-- What the task asks --
Quote the records in full and leave their pictures out.

· · · · · · ·

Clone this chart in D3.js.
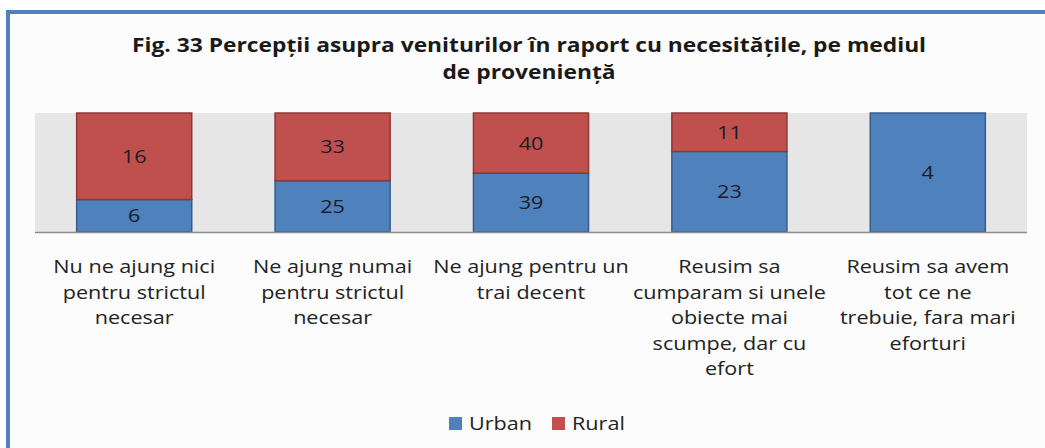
<!DOCTYPE html>
<html>
<head>
<meta charset="utf-8">
<title>Fig. 33</title>
<script src="https://cdn.jsdelivr.net/npm/d3@7"></script>
<style>
  body { margin: 0; background: #fff; }
  text { font-family: "Open Sans", Lato, sans-serif; }
</style>
</head>
<body>
<script>
// categorii si valori
var categories = [
  ["Nu ne ajung nici", "pentru strictul", "necesar"],
  ["Ne ajung numai", "pentru strictul", "necesar"],
  ["Ne ajung pentru un", "trai decent"],
  ["Reusim sa", "cumparam si unele", "obiecte mai", "scumpe, dar cu", "efort"],
  ["Reusim sa avem", "tot ce ne", "trebuie, fara mari", "eforturi"]
];
var urban = [6, 25, 39, 23, 4];
var rural = [16, 33, 40, 11, 0];
var seriesNames = ["Urban", "Rural"];
var seriesColors = ["#4f81bd", "#c0504d"];
var strokeColors = ["#385d8a", "#8c3836"];
var titleLines = ["Fig. 33 Percepții asupra veniturilor în raport cu necesitățile, pe mediul", "de proveniență"];

var width = 1045, height = 448;
var plot = {left: 35, right: 1027, top: 113, bottom: 232};
// textul din original e mai lat (Calibri intins), il intindem orizontal
var stretch = 1.2;

var svg = d3.select("body").append("svg")
  .attr("width", width).attr("height", height);

// scrie un text intins orizontal, ancorat in (x, y)
function label(parent, x, y, sx) {
  return parent.append("g").attr("transform", "translate(" + x + "," + y + ") scale(" + sx + ",1)")
    .append("text").attr("x", 0).attr("y", 0);
}

// chenarul albastru
svg.append("rect").attr("x", 8).attr("y", 12).attr("width", 1100).attr("height", 500)
  .attr("fill", "#fcfcfc").attr("stroke", "#4f81bd").attr("stroke-width", 4);

// titlu
titleLines.forEach(function(t, i){
  label(svg, 529, 52 + i * 27, 1.14)
    .attr("text-anchor", "middle").attr("font-weight", "bold").attr("font-size", 20)
    .attr("fill", "#1a1a1a").text(t);
});

var idx = d3.range(categories.length);
var x = d3.scaleBand().domain(idx).range([plot.left, plot.right]).paddingInner(0.42).paddingOuter(0.21);
var y = d3.scaleLinear().domain([0, 1]).range([plot.bottom, plot.top]);

// fundal zona grafic
svg.append("rect").attr("x", plot.left).attr("y", plot.top)
  .attr("width", plot.right - plot.left).attr("height", plot.bottom - plot.top)
  .attr("fill", "#e6e6e6");

// date stivuite 100%
var rows = idx.map(function(i){ return {i: i, Urban: urban[i], Rural: rural[i]}; });
var stack = d3.stack().keys(seriesNames).offset(d3.stackOffsetExpand);
var layers = stack(rows);

layers.forEach(function(layer){
  var gl = svg.append("g");
  layer.forEach(function(p){
    if (p[1] - p[0] <= 0) return;
    gl.append("rect")
      .attr("x", x(p.data.i))
      .attr("width", x.bandwidth())
      .attr("y", y(p[1]))
      .attr("height", y(p[0]) - y(p[1]))
      .attr("fill", seriesColors[layer.index])
      .attr("stroke", strokeColors[layer.index])
      .attr("stroke-width", 1.5);
    label(gl, x(p.data.i) + x.bandwidth() / 2, (y(p[0]) + y(p[1])) / 2, stretch)
      .attr("dy", "0.36em")
      .attr("text-anchor", "middle").attr("font-size", 18).attr("fill", "#1b1b2a")
      .text(p.data[layer.key]);
  });
});

// axa X
svg.append("line").attr("x1", plot.left).attr("x2", plot.right)
  .attr("y1", plot.bottom + 0.5).attr("y2", plot.bottom + 0.5)
  .attr("stroke", "#8c8c8c").attr("stroke-width", 1.5);

categories.forEach(function(lines, i){
  lines.forEach(function(t, k){
    label(svg, x(i) + x.bandwidth() / 2, 273 + k * 25.5, stretch)
      .attr("text-anchor", "middle").attr("font-size", 18).attr("fill", "#222").text(t);
  });
});

// legenda
var leg = svg.append("g");
var legX = [449, 552];
seriesNames.forEach(function(name, i){
  leg.append("rect").attr("x", legX[i]).attr("y", 417).attr("width", 13).attr("height", 13)
    .attr("fill", seriesColors[i]);
  label(leg, legX[i] + 20, 430, stretch)
    .attr("font-size", 18).attr("fill", "#222").text(name);
});
</script>
</body>
</html>
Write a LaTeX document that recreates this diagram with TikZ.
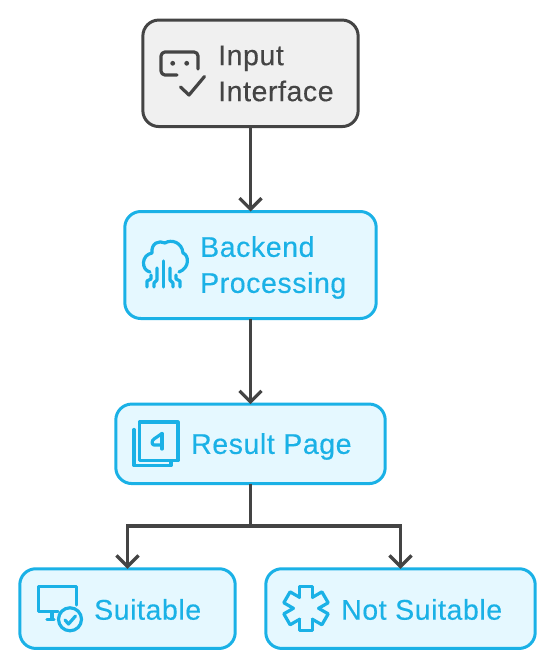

· · · · · · ·

-- Exercise result --
Clone this chart in D3.js.
<!DOCTYPE html>
<html>
<head>
<meta charset="utf-8">
<title>Fig. 33</title>
<script src="https://cdn.jsdelivr.net/npm/d3@7"></script>
<style>
  body { margin: 0; background: #fff; }
  text { font-family: "Open Sans", Lato, sans-serif; }
</style>
</head>
<body>
<script>
// categorii si valori
var categories = [
  ["Nu ne ajung nici", "pentru strictul", "necesar"],
  ["Ne ajung numai", "pentru strictul", "necesar"],
  ["Ne ajung pentru un", "trai decent"],
  ["Reusim sa", "cumparam si unele", "obiecte mai", "scumpe, dar cu", "efort"],
  ["Reusim sa avem", "tot ce ne", "trebuie, fara mari", "eforturi"]
];
var urban = [6, 25, 39, 23, 4];
var rural = [16, 33, 40, 11, 0];
var seriesNames = ["Urban", "Rural"];
var seriesColors = ["#4f81bd", "#c0504d"];
var strokeColors = ["#385d8a", "#8c3836"];
var titleLines = ["Fig. 33 Percepții asupra veniturilor în raport cu necesitățile, pe mediul", "de proveniență"];

var width = 1045, height = 448;
var plot = {left: 35, right: 1027, top: 113, bottom: 232};
// textul din original e mai lat (Calibri intins), il intindem orizontal
var stretch = 1.2;

var svg = d3.select("body").append("svg")
  .attr("width", width).attr("height", height);

// scrie un text intins orizontal, ancorat in (x, y)
function label(parent, x, y, sx) {
  return parent.append("g").attr("transform", "translate(" + x + "," + y + ") scale(" + sx + ",1)")
    .append("text").attr("x", 0).attr("y", 0);
}

// chenarul albastru
svg.append("rect").attr("x", 8).attr("y", 12).attr("width", 1100).attr("height", 500)
  .attr("fill", "#fcfcfc").attr("stroke", "#4f81bd").attr("stroke-width", 4);

// titlu
titleLines.forEach(function(t, i){
  label(svg, 529, 52 + i * 27, 1.14)
    .attr("text-anchor", "middle").attr("font-weight", "bold").attr("font-size", 20)
    .attr("fill", "#1a1a1a").text(t);
});

var idx = d3.range(categories.length);
var x = d3.scaleBand().domain(idx).range([plot.left, plot.right]).paddingInner(0.42).paddingOuter(0.21);
var y = d3.scaleLinear().domain([0, 1]).range([plot.bottom, plot.top]);

// fundal zona grafic
svg.append("rect").attr("x", plot.left).attr("y", plot.top)
  .attr("width", plot.right - plot.left).attr("height", plot.bottom - plot.top)
  .attr("fill", "#e6e6e6");

// date stivuite 100%
var rows = idx.map(function(i){ return {i: i, Urban: urban[i], Rural: rural[i]}; });
var stack = d3.stack().keys(seriesNames).offset(d3.stackOffsetExpand);
var layers = stack(rows);

layers.forEach(function(layer){
  var gl = svg.append("g");
  layer.forEach(function(p){
    if (p[1] - p[0] <= 0) return;
    gl.append("rect")
      .attr("x", x(p.data.i))
      .attr("width", x.bandwidth())
      .attr("y", y(p[1]))
      .attr("height", y(p[0]) - y(p[1]))
      .attr("fill", seriesColors[layer.index])
      .attr("stroke", strokeColors[layer.index])
      .attr("stroke-width", 1.5);
    label(gl, x(p.data.i) + x.bandwidth() / 2, (y(p[0]) + y(p[1])) / 2, stretch)
      .attr("dy", "0.36em")
      .attr("text-anchor", "middle").attr("font-size", 18).attr("fill", "#1b1b2a")
      .text(p.data[layer.key]);
  });
});

// axa X
svg.append("line").attr("x1", plot.left).attr("x2", plot.right)
  .attr("y1", plot.bottom + 0.5).attr("y2", plot.bottom + 0.5)
  .attr("stroke", "#8c8c8c").attr("stroke-width", 1.5);

categories.forEach(function(lines, i){
  lines.forEach(function(t, k){
    label(svg, x(i) + x.bandwidth() / 2, 273 + k * 25.5, stretch)
      .attr("text-anchor", "middle").attr("font-size", 18).attr("fill", "#222").text(t);
  });
});

// legenda
var leg = svg.append("g");
var legX = [449, 552];
seriesNames.forEach(function(name, i){
  leg.append("rect").attr("x", legX[i]).attr("y", 417).attr("width", 13).attr("height", 13)
    .attr("fill", seriesColors[i]);
  label(leg, legX[i] + 20, 430, stretch)
    .attr("font-size", 18).attr("fill", "#222").text(name);
});
</script>
</body>
</html>
Write a LaTeX document that recreates this diagram with TikZ.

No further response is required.